_Goal of the exercise_. List all lines of the data containing the word "this".

BEGIN Information provided

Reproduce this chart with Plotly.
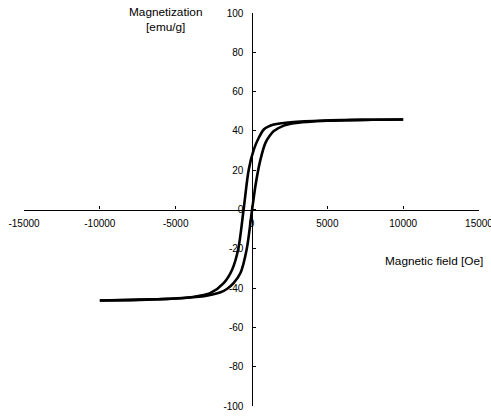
import plotly.graph_objects as go

# Hysteresis loop: descending-field branch (upper) and ascending-field branch (lower)
field_down = [10000, 8000, 6000, 4760, 3500, 2570, 2000, 1470, 1100, 810, 480, 150,
              -180, -520, -880, -1270, -1820, -2700, -3500, -4240, -5500, -6440, -8000, -10000]
mag_down = [45.8, 45.7, 45.5, 45.3, 44.9, 44.4, 43.9, 43.2, 42.2, 40.7, 36.5, 30.5,
            20.4, 0.0, -20.4, -30.5, -37.3, -42.4, -44.0, -44.9, -45.5, -45.8, -46.1, -46.3]

field_up = [-10000, -8000, -6500, -5340, -4200, -3140, -2040, -1600, -1170, -720, -320, 40,
            300, 590, 920, 1200, 1470, 2130, 2800, 3670, 5000, 6500, 8000, 10000]
mag_up = [-46.3, -46.0, -45.7, -45.4, -44.8, -44.1, -42.1, -40.3, -37.3, -32.2, -20.4, 0.0,
          14.0, 25.4, 33.9, 37.5, 39.9, 42.7, 43.9, 44.6, 45.2, 45.5, 45.7, 45.8]

x_ticks = [-15000, -10000, -5000, 0, 5000, 10000, 15000]
x_tick_text = ["-15000", "-10000", "-5000", "0", "5000", "10000", "15000"]
y_ticks = [-100, -80, -60, -40, -20, 0, 20, 40, 60, 80, 100]
y_tick_text = ["-100", "-80", "-60", "-40", "-20", "0", "20", "40", "60", "80", "100"]

FONT = "Liberation Sans, Arial, sans-serif"

fig = go.Figure()
for xs, ys in ((field_down, mag_down), (field_up, mag_up)):
    fig.add_trace(go.Scatter(
        x=xs, y=ys, mode="lines",
        line=dict(color="black", width=2.6, shape="spline", smoothing=0.9),
        showlegend=False, hoverinfo="skip",
    ))

fig.update_layout(
    width=491, height=416,
    margin=dict(l=24, r=12, t=13, b=10, autoexpand=False),
    paper_bgcolor="white", plot_bgcolor="white",
    font=dict(family=FONT, size=10, color="black"),
    xaxis=dict(
        range=[-15000, 15000], tickvals=x_ticks, ticktext=x_tick_text,
        showgrid=False, zeroline=False, automargin=False,
        showline=True, linecolor="black", linewidth=1.2,
        ticks="inside", ticklen=3, tickcolor="black", tickwidth=1,
        anchor="free", position=0.5,
        tickfont=dict(family=FONT, size=10, color="black"),
        ticklabelstandoff=4, ticklabeloverflow="allow",
    ),
    yaxis=dict(
        range=[-100, 100], tickvals=y_ticks, ticktext=y_tick_text,
        showgrid=False, zeroline=False, automargin=False,
        showline=True, linecolor="black", linewidth=1.2,
        ticks="inside", ticklen=3, tickcolor="black", tickwidth=1,
        anchor="free", position=0.5,
        tickfont=dict(family=FONT, size=10, color="black"),
        ticklabelstandoff=6, ticklabeloverflow="allow",
    ),
    annotations=[
        dict(text="Magnetization<br>[emu/g]", xref="paper", yref="paper",
             x=(165 - 24) / 455, y=1 - (19 - 13) / 393, showarrow=False,
             font=dict(family=FONT, size=11.8, color="black"), align="center",
             xanchor="center", yanchor="middle"),
        dict(text="Magnetic field [Oe]", xref="paper", yref="paper",
             x=(434 - 24) / 455, y=1 - (261 - 13) / 393, showarrow=False,
             font=dict(family=FONT, size=11.8, color="black"),
             xanchor="center", yanchor="middle"),
    ],
)

fig.write_html("out.html")
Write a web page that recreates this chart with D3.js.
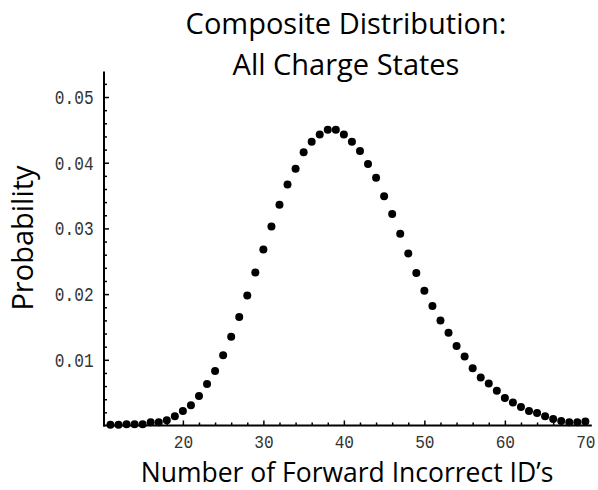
<!DOCTYPE html>
<html>
<head>
<meta charset="utf-8">
<script src="https://cdn.jsdelivr.net/npm/d3@7"></script>
<style>
  body { margin: 0; background: #fff; }
  svg { display: block; }
</style>
</head>
<body>
<svg id="chart"></svg>
<script>
// data
const counts = d3.range(11, 71)
const probability = [
  0.0001, 0.0001, 0.0002, 0.0002, 0.0002, 0.0005, 0.0005, 0.0008, 0.0014, 0.0022,
  0.0031, 0.0045, 0.0063, 0.0083, 0.0107, 0.0135, 0.0165, 0.0198, 0.0233, 0.0268,
  0.0303, 0.0336, 0.0367, 0.0391, 0.0416, 0.0432, 0.0443, 0.0450, 0.0450, 0.0443,
  0.0432, 0.0418, 0.0398, 0.0377, 0.0349, 0.0322, 0.0292, 0.0262, 0.0232, 0.0205,
  0.0182, 0.0160, 0.0141, 0.0121, 0.0105, 0.0087, 0.0073, 0.0064, 0.0053, 0.0042,
  0.0035, 0.0028, 0.0022, 0.0019, 0.0014, 0.0010, 0.0007, 0.0005, 0.0005, 0.0006
]
const xMajorTicks = [20, 30, 40, 50, 60, 70]
const yMajorTicks = [0.01, 0.02, 0.03, 0.04, 0.05]
const yTickLabels = ['0.01', '0.02', '0.03', '0.04', '0.05']
const titleLines = ['Composite Distribution:', 'All Charge States']
const xTitle = 'Number of Forward Incorrect ID\u2019s'
const yTitle = 'Probability'

const data = counts.map((c, i) => ({ count: c, value: probability[i] }))

const svgWidth = 598
const svgHeight = 490
const svg = d3.select('#chart')
  .attr('width', svgWidth)
  .attr('height', svgHeight)

const sans = "'Open Sans', 'Noto Sans', sans-serif"
const mono = "'Liberation Mono', 'DejaVu Sans Mono', monospace"

const x = d3.scaleLinear().domain([10.2, 70.8]).range([104, 591.8])
const y = d3.scaleLinear().domain([0, 0.0539]).range([425.5, 71.4])

// minor ticks (every 2 on x, every 0.002 on y), pointing inward
const xMinor = d3.range(12, 71, 2).filter(v => v % 10 !== 0)
const yMinor = d3.range(1, 27).map(i => i * 0.002).filter((v, i) => (i + 1) % 5 !== 0)

const styleTicks = g => g.selectAll('line').attr('stroke', '#000').attr('stroke-width', 1.5)
// tall, narrow tick digits like the original
const styleLabels = sy => g => g.selectAll('text')
  .attr('fill', '#333')
  .attr('transform', `scale(0.95, ${sy})`)
  .style('font-family', mono)
  .style('font-size', '17px')

svg.append('g')
  .attr('transform', `translate(0, ${y(0)})`)
  .call(d3.axisBottom(x).tickValues(xMinor).tickSize(-3).tickFormat(''))
  .call(g => g.select('.domain').remove())
  .call(styleTicks)

svg.append('g')
  .attr('transform', `translate(0, ${y(0)})`)
  .call(d3.axisBottom(x).tickValues(xMajorTicks).tickSize(-5).tickPadding(8).tickFormat(d3.format('d')))
  .call(g => g.select('.domain').remove())
  .call(styleTicks)
  .call(styleLabels(1.1))

svg.append('g')
  .attr('transform', `translate(${x(10.2)}, 0)`)
  .call(d3.axisLeft(y).tickValues(yMinor).tickSize(-3).tickFormat(''))
  .call(g => g.select('.domain').remove())
  .call(styleTicks)

svg.append('g')
  .attr('transform', `translate(${x(10.2)}, 0)`)
  .call(d3.axisLeft(y).tickValues(yMajorTicks).tickSize(-5).tickPadding(11)
    .tickFormat((d, i) => yTickLabels[i]))
  .call(g => g.select('.domain').remove())
  .call(styleTicks)
  .call(styleLabels(1.2))

// axis lines
svg.append('line')
  .attr('x1', x(10.2)).attr('x2', x(10.2))
  .attr('y1', y(0.0539)).attr('y2', y(0) + 1)
  .attr('stroke', '#000').attr('stroke-width', 2)
svg.append('line')
  .attr('x1', x(10.2) - 1).attr('x2', x(70.8))
  .attr('y1', y(0)).attr('y2', y(0))
  .attr('stroke', '#000').attr('stroke-width', 2)

// points
svg.append('g')
  .selectAll('circle')
  .data(data)
  .enter()
  .append('circle')
  .attr('cx', d => x(d.count))
  .attr('cy', d => y(d.value))
  .attr('r', 4)
  .attr('fill', '#000')

// titles
svg.append('text')
  .attr('text-anchor', 'middle')
  .style('font-family', sans)
  .style('font-size', '29px')
  .attr('fill', '#000')
  .selectAll('tspan')
  .data(titleLines)
  .enter()
  .append('tspan')
  .attr('x', 346)
  .attr('y', (d, i) => 34 + i * 41)
  .text(d => d)

svg.append('text')
  .attr('x', 347)
  .attr('y', 482)
  .attr('text-anchor', 'middle')
  .style('font-family', sans)
  .style('font-size', '26.5px')
  .attr('fill', '#000')
  .text(xTitle)

svg.append('text')
  .attr('transform', 'translate(33, 238) rotate(-90)')
  .attr('text-anchor', 'middle')
  .style('font-family', sans)
  .style('font-size', '29px')
  .attr('fill', '#000')
  .text(yTitle)
</script>
</body>
</html>
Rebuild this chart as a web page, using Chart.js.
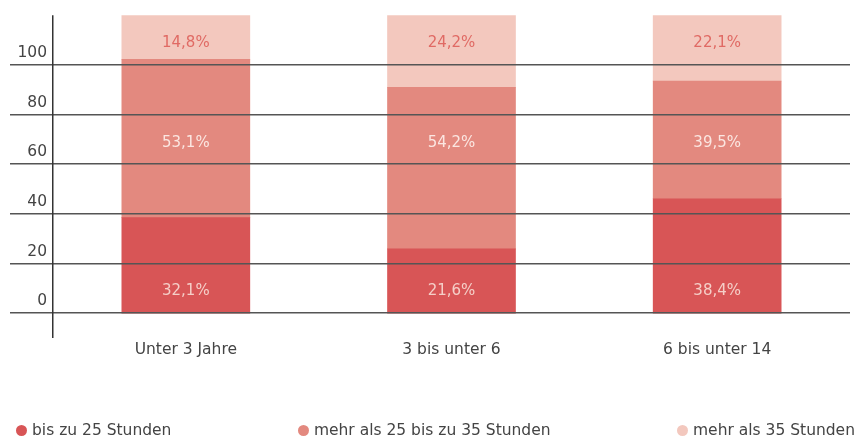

END Information provided

_Answer to the problem_.
Reproduce this chart with Plotly.
Write a web page that recreates this chart with D3.js.
Rebuild this chart as a web page, using Chart.js.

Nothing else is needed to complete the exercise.